Guest Post: Keep The Faith….

Tyler Durden's picture

From Maurice Pomery of Strategic Alpha

Keep The Faith….

We need to look at why the funding rates were cut. It is not because everything is better:

Firstly this action, coming in a timely fashion, was certainly warranted and shows a new resolve to act in a banking crisis. However it is the fact it was warranted is the problem and whilst it makes Dollar funding cheaper, it remains to be seen if banks trust each other enough to lend. I am not sure about this and the situation must have been really bad for such action as it was clearly not as pro-active as they may like to suggest. A crisis was very close indeed and whilst this action eases the situation it may not be a cure. The banks still face massive headwinds from here. The RRR cut from China helped risk appetite earlier but again is a clear sign that lower growth and thus easing is on the way in China. Hard or soft landing we don’t yet know but a landing for sure as evidenced in last night’s fall in the PMI data. (China PMI came in at 49 vs 49.8 exp) The steep fall in exports was what caught my eye!

Banks still look set to hoard cash so lending probably will not increase and the appetite for credit is poor. The action is prudent but suggests that the central banks think that the worst of market conditions might be yet to be seen! There is now so much expectation at the December 9th meeting and even EU leaders have ramped up its importance by suggesting it is now or never! Whilst these moves do not fix the underlying problems that are leading to market stress, it does at least mean that European banks can fund their dollar assets cheaper than would otherwise have been the case. This move has seen the 3-month cross-currency basis swap come into to -131bps from -157bps yesterday and -162bps immediately before the action was taken. What worries me is the track record of EU leaders coming up with anything near the expectations of the markets is appalling. Haven’t we been here before? I think Fed’s Fisher put it well when he said "We are not bailing out Europe, we are trying to meet a shortage of dollars." In other words Europe still has all the problems it had two days ago.

This meeting now takes on a more important meaning with many feeling it is time to look at the fiscal unity and ceding of sovereignty. Are the outer Nations really that close to allowing this central government? I am not sure a weekend meeting can produce that! The coordinated action is clearly a short term plaster and possibly an insurance of some sort if failure at this meeting happens. If we come out with little real action, banks will certainly be stressed. Now here is the point in the more macro outlook; European asset disposal (forced or unforced) risks creating a tightening of financial conditions in other economies, and to the extent that this influences global growth expectations, it would affect currencies through changes in risk appetite and capital flows.

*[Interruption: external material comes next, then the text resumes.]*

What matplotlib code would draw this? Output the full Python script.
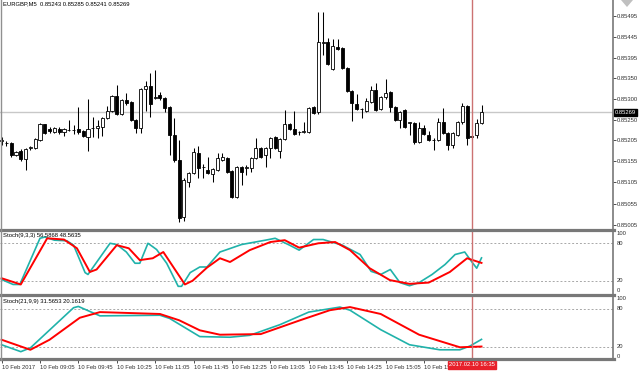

The US banks are still not going to be keen to increase exposure to European banks and nor will anyone else and the deleveraging that has to take place will matter. (Data from ratings agency Fitch shows that US money markets have slashed funding for French banks by 69pc and German banks by 50pc). European banks will shed assets and they have billions in EM’s and Eastern Europe and will be forced to withdraw and dump these assets and exposures! This WILL matter. Global growth could take a nasty knock and I note with interest another cut in rates from Brazil as the economy weakens.

There may be growing support for the ECB to become the lender of last resort but you can forget this unless the Germans take a massive leap of faith and do a U turn. Surely the fact that there was a coordinated move from central banks suggests the ECB will not budge. We may well get an extension of loan tenures but lender of last resort seems unlikely now. Do people really expect the Germans to give in after suggesting to their voters at home that they won’t? Remember how political these people are as it is all about power. However it is now plainly clear that all this action will be for nothing if the sovereign issue is not sorted out and December the 9th is just next week. The bomb is ticking for Europe.

There was some chatter that it makes sense for the Fed to now cut the discount rate which looks plausible as effectively the OIS+50bp funding rate is offering cash to offshore names at a rate that is below the current 0.75% Discount Rate at which the Fed will provide emergency funding to US domiciled banks. We may then see a reduction to placate domestic banks but it will likely only come after a FOMC meeting to discuss it and is NOT seen as an emergency as they don't expect to see much use of the Discount Window. It will be more of a book keeping issue. The cut in the lending rate is only relevant to those banks that have the collateral required for discounting with the ECB. If the issue is a shortage of collateral then the change in lending rate won’t assist many of the banks that are short USD funding. Yet again it looks as if the EU leadership have been given some time to actually make something happen. I just wonder if they can!